DMin student Rev. Notoshia Donnell Howard serves in both pastoral and chaplaincy ministry, and her ongoing theological education continues to inform her work as a member of the innovative Congregational Care Network at IU Health.
Howard, who earned an MDiv from Indiana Wesleyan University, has been in congregational ministry for 21 years and is an ordained itinerant Elder in the African Methodist Episcopal Church currently serving Bethel AME in Bloomington, IN, where her husband is appointed pastor. She has been working as a chaplain for the past four years at IU Health and has recently become part of its Congregational Network Team as the Staff Chaplain.
The Congregational Care Network (CCN) is a new part of the Spiritual Care and Chaplaincy Program at IU Health that aims to address social isolation in patients over the age of 50 by connecting them with members of church congregations. Howard initially got involved with the initiative because it was her Clinical Pastoral Education fellowship focus. Part of Howard’s work now is to meet, identify, and introduce patients to the program. Watch a video about the CCN’s important work and Howard’s involvement here.

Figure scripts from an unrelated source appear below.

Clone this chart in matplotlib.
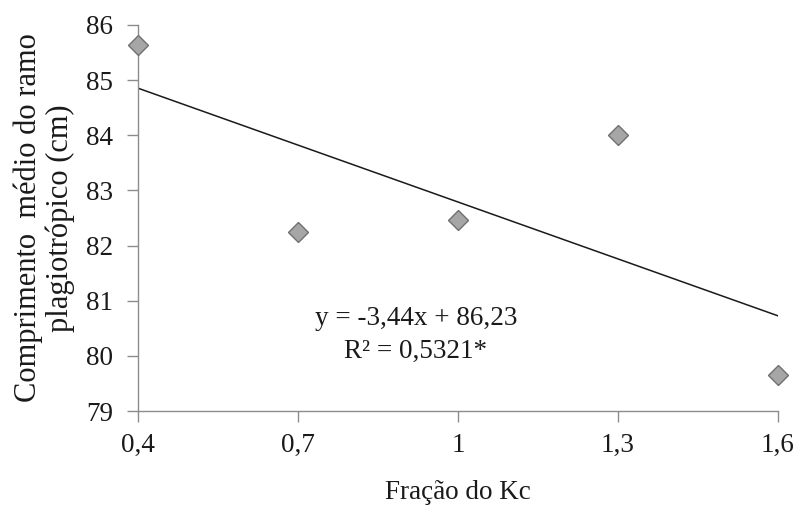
import matplotlib
matplotlib.use("Agg")
import matplotlib.pyplot as plt
import numpy as np

x_vals = [0.4, 0.7, 1.0, 1.3, 1.6]
y_vals = [85.63, 82.25, 82.47, 84.0, 79.65]
slope, intercept = -3.44, 86.23
x_ticks = [0.4, 0.7, 1.0, 1.3, 1.6]
x_ticklabels = ["0,4", "0,7", "1", "1,3", "1,6"]
y_ticks = [79, 80, 81, 82, 83, 84, 85, 86]

plt.rcParams['font.family'] = ['Liberation Serif', 'DejaVu Serif']

fig = plt.figure(figsize=(7.96, 5.09), dpi=100)
ax = fig.add_axes([0.1734, 0.1925, 0.804, 0.7584])

xl = np.array([0.4, 1.6])
ax.plot(xl, slope * xl + intercept, color='#1a1a1a', lw=1.1, zorder=2)
ax.plot(x_vals, y_vals, linestyle='none', marker='D', markersize=10,
        markerfacecolor='#a6a6a6', markeredgecolor='#707070', markeredgewidth=1.0,
        zorder=3, clip_on=False)

ax.set_xlim(0.4, 1.6)
ax.set_ylim(79, 86)
ax.set_xticks(x_ticks)
ax.set_xticklabels(x_ticklabels)
ax.set_yticks(y_ticks)

for s in ['top', 'right']:
    ax.spines[s].set_visible(False)
for s in ['left', 'bottom']:
    ax.spines[s].set_color('#8c8c8c')
    ax.spines[s].set_linewidth(1.0)
ax.tick_params(axis='both', direction='out', length=8, width=1.0, color='#8c8c8c',
               labelsize=19.5, labelcolor='#1a1a1a')
ax.tick_params(axis='x', pad=8)
ax.tick_params(axis='y', pad=10)

ax.set_xlabel('Fração do Kc', fontsize=19.5, color='#1a1a1a', labelpad=16)
ax.set_ylabel('Comprimento  médio do ramo\nplagiotrópico (cm)', fontsize=22,
              color='#1a1a1a', labelpad=8, linespacing=1.1)

ax.text(0.921, 80.67, 'y = -3,44x + 86,23', ha='center', va='center', fontsize=19.5, color='#1a1a1a')
ax.text(0.921, 80.09, 'R² = 0,5321*', ha='center', va='center', fontsize=19.5, color='#1a1a1a')

fig.savefig('out.png', dpi=100)
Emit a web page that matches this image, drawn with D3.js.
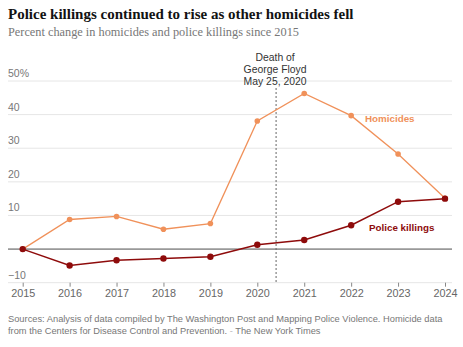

Howard recently began the DMin program at CTS in Preaching and Worship with a focus on Womanist Theology in search of resources and methods to better interpret the biblical narrative in her own context and experience, which she described as that of “an African American woman called to ministry living in a world where ordinary and marginalized people suffer on a day-to-day basis.” Building on the insights from her MDiv program, she is working to develop a perspective that allows her to attend to the many needs of persons, “whether in a church building or a hospital room.”
She explained, “I came to CTS because I have always been told that CTS will not tell you what Theology to believe but will challenge you and ask you why you believe what you believe and to defend what you believe.”
She continued, saying, “One of the things I love about CTS is that they wanted to know what my interests and ministry contexts were so that they could better understand and assist me in my congregational and chaplaincy journey.” Having recently taken Prof. Kimberly D. Russaw’s course on African American Biblical Hermeneutics and Womanist Biblical Interpretation and the DMin Seminar on leadership with Prof. Scott Seay, Howard remarked on how both have contributed to her theological and leadership development.
“CTS is helping me to grow as a leader preaching and teaching from the margins and offering spiritual care from the margins,” she said, “knowing that the least of these need to belong and need to feel cared for and that I can stand in my authentic female black skin and offer compassionate, loving, and authentic care to those who look like me and to those who are totally different than me—without judgment and with love and affirmation.”